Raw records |
>> Begin

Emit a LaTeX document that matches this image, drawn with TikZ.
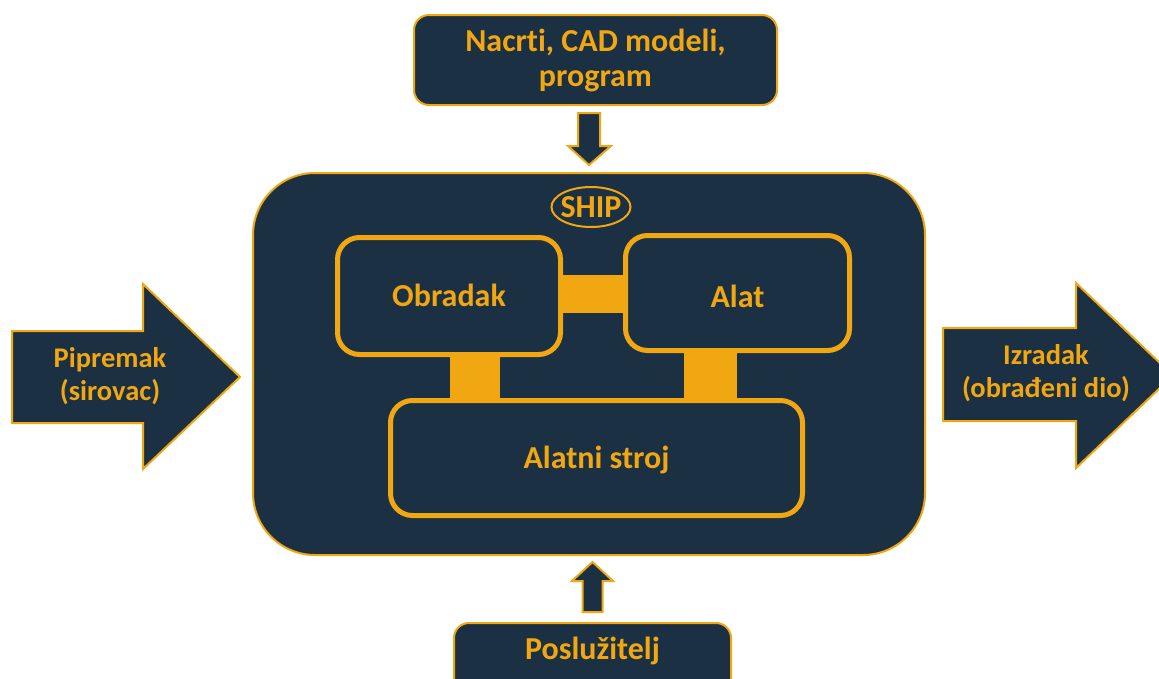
\documentclass[tikz,border=0pt]{standalone}
\usepackage{fontspec}
\setmainfont{Carlito}[Ligatures=NoCommon]
\usetikzlibrary{shapes.geometric,calc}
\definecolor{navy}{RGB}{28,48,67}
\definecolor{amber}{RGB}{240,167,17}
\begin{document}
\begin{tikzpicture}[x=1pt,y=-1pt,
 txt/.style={text=amber, font=\fontsize{32}{35}\selectfont\bfseries, align=center},
 smalltxt/.style={text=amber, font=\fontsize{28.5}{33}\selectfont\bfseries, align=center},
 outerbox/.style={draw=amber, fill=navy, line width=2pt, rounded corners=62pt, inner sep=0pt},
 innerbox/.style={draw=amber, fill=navy, line width=5pt, rounded corners=22pt, txt, text height=20.6pt, text depth=0pt},
 plainbox/.style={draw=amber, fill=navy, line width=2pt, rounded corners=15pt, txt},
 blockarrow/.style={draw=amber, fill=navy, line width=2pt, line join=miter},
 link/.style={draw=amber, line width=#1}]
\useasboundingbox (0,0) rectangle (1159,678);
% main system box
\node[outerbox, minimum width=672pt, minimum height=382pt] (ship) at (589,364) {};
\node[ellipse, draw=amber, line width=2pt, minimum width=79pt, minimum height=40pt, inner sep=0pt,
      label={[txt, text height=20.6pt, text depth=0pt]center:SHIP}] (shiplbl) at (591,207) {};
% inner elements
\node[innerbox, minimum width=223pt, minimum height=117pt] (obr) at (449,296) {Obradak};
\node[innerbox, minimum width=224pt, minimum height=115pt, text height=28.6pt] (alat) at (737.5,293) {Alat};
\node[innerbox, minimum width=412pt, minimum height=115pt] (stroj) at (596.5,458) {Alatni stroj};
% links between elements
\coordinate (hc) at (0,294);
\coordinate (v1) at (475,0);
\coordinate (v2) at (710.5,0);
\draw[link=38pt] (obr.east |- hc) -- (alat.west |- hc);
\draw[link=50pt] (obr.south -| v1) -- (stroj.north -| v1);
\draw[link=53pt] (alat.south -| v2) -- (stroj.north -| v2);
% top input
\node[plainbox, minimum width=363pt, minimum height=90pt] (plan) at (595.5,60) {Nacrti, CAD modeli,\\program};
\draw[blockarrow] ($(ship.north)+(-11,-59)$) -- ($(ship.north)+(11,-59)$) -- ($(ship.north)+(11,-26)$)
  -- ($(ship.north)+(22,-26)$) -- ($(ship.north)+(0,-7)$) -- ($(ship.north)+(-21,-26)$)
  -- ($(ship.north)+(-11,-26)$) -- cycle;
% bottom operator
\node[plainbox, anchor=north, minimum width=277pt, inner sep=0pt, text height=36pt, text depth=42pt] (oper) at (592.5,622) {Poslužitelj};
\draw[blockarrow] ($(oper.north)+(-10,-10)$) -- ($(oper.north)+(10,-10)$) -- ($(oper.north)+(10,-41)$)
  -- ($(oper.north)+(20.5,-41)$) -- ($(oper.north)+(0,-60)$) -- ($(oper.north)+(-20.5,-41)$)
  -- ($(oper.north)+(-10,-41)$) -- cycle;
% left input arrow
\draw[blockarrow] (12,331) -- (143,331) -- (143,284) -- (240,377) -- (143,469) -- (143,423) -- (12,423) -- cycle;
\node[smalltxt] (inp) at (110,376) {Pipremak\\(sirovac)};
% right output arrow
\draw[blockarrow] (943,328) -- (1076,328) -- (1076,283) -- (1173,375.5) -- (1076,468) -- (1076,421) -- (943,421) -- cycle;
\node[smalltxt] (outp) at (1046,373) {Izradak\\(obrađeni dio)};
\end{tikzpicture}
\end{document}
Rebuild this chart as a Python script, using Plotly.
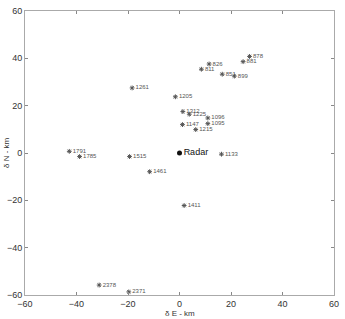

>> End

Given task | Take the listing above and print it exactly, apart from the pictures.

Task result |
Emit a LaTeX document that matches this image, drawn with TikZ.
\documentclass[tikz,border=0pt]{standalone}
\usepackage{fontspec}
\setmainfont{Carlito}[Ligatures=NoCommon]
\usetikzlibrary{shapes.geometric,calc}
\definecolor{navy}{RGB}{28,48,67}
\definecolor{amber}{RGB}{240,167,17}
\begin{document}
\begin{tikzpicture}[x=1pt,y=-1pt,
 txt/.style={text=amber, font=\fontsize{32}{35}\selectfont\bfseries, align=center},
 smalltxt/.style={text=amber, font=\fontsize{28.5}{33}\selectfont\bfseries, align=center},
 outerbox/.style={draw=amber, fill=navy, line width=2pt, rounded corners=62pt, inner sep=0pt},
 innerbox/.style={draw=amber, fill=navy, line width=5pt, rounded corners=22pt, txt, text height=20.6pt, text depth=0pt},
 plainbox/.style={draw=amber, fill=navy, line width=2pt, rounded corners=15pt, txt},
 blockarrow/.style={draw=amber, fill=navy, line width=2pt, line join=miter},
 link/.style={draw=amber, line width=#1}]
\useasboundingbox (0,0) rectangle (1159,678);
% main system box
\node[outerbox, minimum width=672pt, minimum height=382pt] (ship) at (589,364) {};
\node[ellipse, draw=amber, line width=2pt, minimum width=79pt, minimum height=40pt, inner sep=0pt,
      label={[txt, text height=20.6pt, text depth=0pt]center:SHIP}] (shiplbl) at (591,207) {};
% inner elements
\node[innerbox, minimum width=223pt, minimum height=117pt] (obr) at (449,296) {Obradak};
\node[innerbox, minimum width=224pt, minimum height=115pt, text height=28.6pt] (alat) at (737.5,293) {Alat};
\node[innerbox, minimum width=412pt, minimum height=115pt] (stroj) at (596.5,458) {Alatni stroj};
% links between elements
\coordinate (hc) at (0,294);
\coordinate (v1) at (475,0);
\coordinate (v2) at (710.5,0);
\draw[link=38pt] (obr.east |- hc) -- (alat.west |- hc);
\draw[link=50pt] (obr.south -| v1) -- (stroj.north -| v1);
\draw[link=53pt] (alat.south -| v2) -- (stroj.north -| v2);
% top input
\node[plainbox, minimum width=363pt, minimum height=90pt] (plan) at (595.5,60) {Nacrti, CAD modeli,\\program};
\draw[blockarrow] ($(ship.north)+(-11,-59)$) -- ($(ship.north)+(11,-59)$) -- ($(ship.north)+(11,-26)$)
  -- ($(ship.north)+(22,-26)$) -- ($(ship.north)+(0,-7)$) -- ($(ship.north)+(-21,-26)$)
  -- ($(ship.north)+(-11,-26)$) -- cycle;
% bottom operator
\node[plainbox, anchor=north, minimum width=277pt, inner sep=0pt, text height=36pt, text depth=42pt] (oper) at (592.5,622) {Poslužitelj};
\draw[blockarrow] ($(oper.north)+(-10,-10)$) -- ($(oper.north)+(10,-10)$) -- ($(oper.north)+(10,-41)$)
  -- ($(oper.north)+(20.5,-41)$) -- ($(oper.north)+(0,-60)$) -- ($(oper.north)+(-20.5,-41)$)
  -- ($(oper.north)+(-10,-41)$) -- cycle;
% left input arrow
\draw[blockarrow] (12,331) -- (143,331) -- (143,284) -- (240,377) -- (143,469) -- (143,423) -- (12,423) -- cycle;
\node[smalltxt] (inp) at (110,376) {Pipremak\\(sirovac)};
% right output arrow
\draw[blockarrow] (943,328) -- (1076,328) -- (1076,283) -- (1173,375.5) -- (1076,468) -- (1076,421) -- (943,421) -- cycle;
\node[smalltxt] (outp) at (1046,373) {Izradak\\(obrađeni dio)};
\end{tikzpicture}
\end{document}
Rebuild this chart as a Python script, using Plotly.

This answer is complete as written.